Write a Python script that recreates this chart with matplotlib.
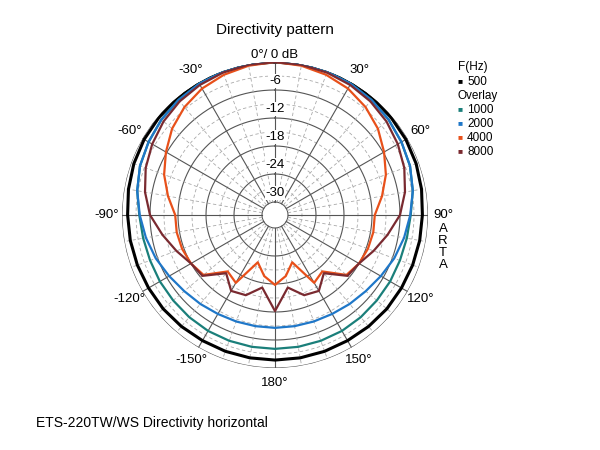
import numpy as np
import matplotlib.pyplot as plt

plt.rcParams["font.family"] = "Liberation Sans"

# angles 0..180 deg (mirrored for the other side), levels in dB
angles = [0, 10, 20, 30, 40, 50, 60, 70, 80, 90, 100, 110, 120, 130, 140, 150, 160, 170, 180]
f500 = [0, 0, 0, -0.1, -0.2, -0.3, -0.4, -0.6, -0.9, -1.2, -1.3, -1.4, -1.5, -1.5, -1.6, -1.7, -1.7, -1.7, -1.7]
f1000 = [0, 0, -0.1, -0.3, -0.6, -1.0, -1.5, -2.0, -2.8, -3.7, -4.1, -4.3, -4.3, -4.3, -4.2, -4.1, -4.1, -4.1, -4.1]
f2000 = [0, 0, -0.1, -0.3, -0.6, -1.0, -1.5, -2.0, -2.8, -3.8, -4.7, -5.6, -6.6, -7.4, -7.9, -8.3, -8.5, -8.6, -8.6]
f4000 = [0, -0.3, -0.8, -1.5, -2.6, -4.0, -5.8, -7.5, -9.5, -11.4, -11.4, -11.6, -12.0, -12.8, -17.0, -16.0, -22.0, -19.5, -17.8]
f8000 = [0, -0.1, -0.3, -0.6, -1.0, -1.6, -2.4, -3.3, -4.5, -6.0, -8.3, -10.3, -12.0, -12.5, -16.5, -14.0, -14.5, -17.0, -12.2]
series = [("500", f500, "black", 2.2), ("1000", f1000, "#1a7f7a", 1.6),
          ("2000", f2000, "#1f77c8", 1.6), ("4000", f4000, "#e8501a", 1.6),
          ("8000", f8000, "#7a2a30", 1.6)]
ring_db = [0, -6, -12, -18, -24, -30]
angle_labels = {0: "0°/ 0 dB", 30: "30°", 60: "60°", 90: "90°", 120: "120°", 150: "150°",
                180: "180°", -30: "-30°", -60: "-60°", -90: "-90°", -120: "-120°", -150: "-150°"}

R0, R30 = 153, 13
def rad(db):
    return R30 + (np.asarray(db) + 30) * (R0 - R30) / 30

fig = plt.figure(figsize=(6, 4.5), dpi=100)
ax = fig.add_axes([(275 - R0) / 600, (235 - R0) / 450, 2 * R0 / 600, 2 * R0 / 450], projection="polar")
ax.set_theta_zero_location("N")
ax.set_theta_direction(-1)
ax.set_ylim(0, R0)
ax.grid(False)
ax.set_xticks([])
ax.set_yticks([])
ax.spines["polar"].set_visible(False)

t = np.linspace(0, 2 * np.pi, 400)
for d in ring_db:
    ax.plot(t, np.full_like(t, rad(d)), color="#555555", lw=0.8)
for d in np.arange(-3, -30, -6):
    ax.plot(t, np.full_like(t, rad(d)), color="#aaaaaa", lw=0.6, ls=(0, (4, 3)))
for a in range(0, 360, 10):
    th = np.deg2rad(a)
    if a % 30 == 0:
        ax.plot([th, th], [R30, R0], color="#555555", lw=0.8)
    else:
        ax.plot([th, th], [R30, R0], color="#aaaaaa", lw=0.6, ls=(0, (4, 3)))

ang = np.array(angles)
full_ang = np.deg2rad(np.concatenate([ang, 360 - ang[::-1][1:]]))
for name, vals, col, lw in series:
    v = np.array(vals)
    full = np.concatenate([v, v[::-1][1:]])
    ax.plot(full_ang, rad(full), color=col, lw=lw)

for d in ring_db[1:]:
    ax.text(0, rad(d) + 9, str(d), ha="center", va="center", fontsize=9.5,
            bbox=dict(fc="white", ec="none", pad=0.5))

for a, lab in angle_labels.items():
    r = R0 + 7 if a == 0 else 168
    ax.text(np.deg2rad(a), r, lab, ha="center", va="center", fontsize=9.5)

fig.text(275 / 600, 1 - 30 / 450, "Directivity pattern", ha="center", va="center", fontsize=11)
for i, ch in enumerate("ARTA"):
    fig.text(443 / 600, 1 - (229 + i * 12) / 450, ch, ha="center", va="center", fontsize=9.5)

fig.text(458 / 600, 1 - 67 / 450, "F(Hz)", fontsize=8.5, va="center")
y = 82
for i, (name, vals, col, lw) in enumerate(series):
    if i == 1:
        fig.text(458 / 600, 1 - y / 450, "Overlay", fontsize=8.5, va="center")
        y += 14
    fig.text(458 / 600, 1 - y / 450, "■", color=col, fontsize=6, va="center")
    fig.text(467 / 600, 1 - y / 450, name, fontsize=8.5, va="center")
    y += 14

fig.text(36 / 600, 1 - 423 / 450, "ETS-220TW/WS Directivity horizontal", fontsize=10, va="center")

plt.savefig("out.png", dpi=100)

WHAT IS EXPECTED: Extract the lines exactly, please: the first line of the listing, the line with "return R30 +", and every line between them, but no pictures.

FINISHED EXERCISE:
Write a Python script that recreates this chart with matplotlib.
import numpy as np
import matplotlib.pyplot as plt

plt.rcParams["font.family"] = "Liberation Sans"

# angles 0..180 deg (mirrored for the other side), levels in dB
angles = [0, 10, 20, 30, 40, 50, 60, 70, 80, 90, 100, 110, 120, 130, 140, 150, 160, 170, 180]
f500 = [0, 0, 0, -0.1, -0.2, -0.3, -0.4, -0.6, -0.9, -1.2, -1.3, -1.4, -1.5, -1.5, -1.6, -1.7, -1.7, -1.7, -1.7]
f1000 = [0, 0, -0.1, -0.3, -0.6, -1.0, -1.5, -2.0, -2.8, -3.7, -4.1, -4.3, -4.3, -4.3, -4.2, -4.1, -4.1, -4.1, -4.1]
f2000 = [0, 0, -0.1, -0.3, -0.6, -1.0, -1.5, -2.0, -2.8, -3.8, -4.7, -5.6, -6.6, -7.4, -7.9, -8.3, -8.5, -8.6, -8.6]
f4000 = [0, -0.3, -0.8, -1.5, -2.6, -4.0, -5.8, -7.5, -9.5, -11.4, -11.4, -11.6, -12.0, -12.8, -17.0, -16.0, -22.0, -19.5, -17.8]
f8000 = [0, -0.1, -0.3, -0.6, -1.0, -1.6, -2.4, -3.3, -4.5, -6.0, -8.3, -10.3, -12.0, -12.5, -16.5, -14.0, -14.5, -17.0, -12.2]
series = [("500", f500, "black", 2.2), ("1000", f1000, "#1a7f7a", 1.6),
          ("2000", f2000, "#1f77c8", 1.6), ("4000", f4000, "#e8501a", 1.6),
          ("8000", f8000, "#7a2a30", 1.6)]
ring_db = [0, -6, -12, -18, -24, -30]
angle_labels = {0: "0°/ 0 dB", 30: "30°", 60: "60°", 90: "90°", 120: "120°", 150: "150°",
                180: "180°", -30: "-30°", -60: "-60°", -90: "-90°", -120: "-120°", -150: "-150°"}

R0, R30 = 153, 13
def rad(db):
    return R30 + (np.asarray(db) + 30) * (R0 - R30) / 30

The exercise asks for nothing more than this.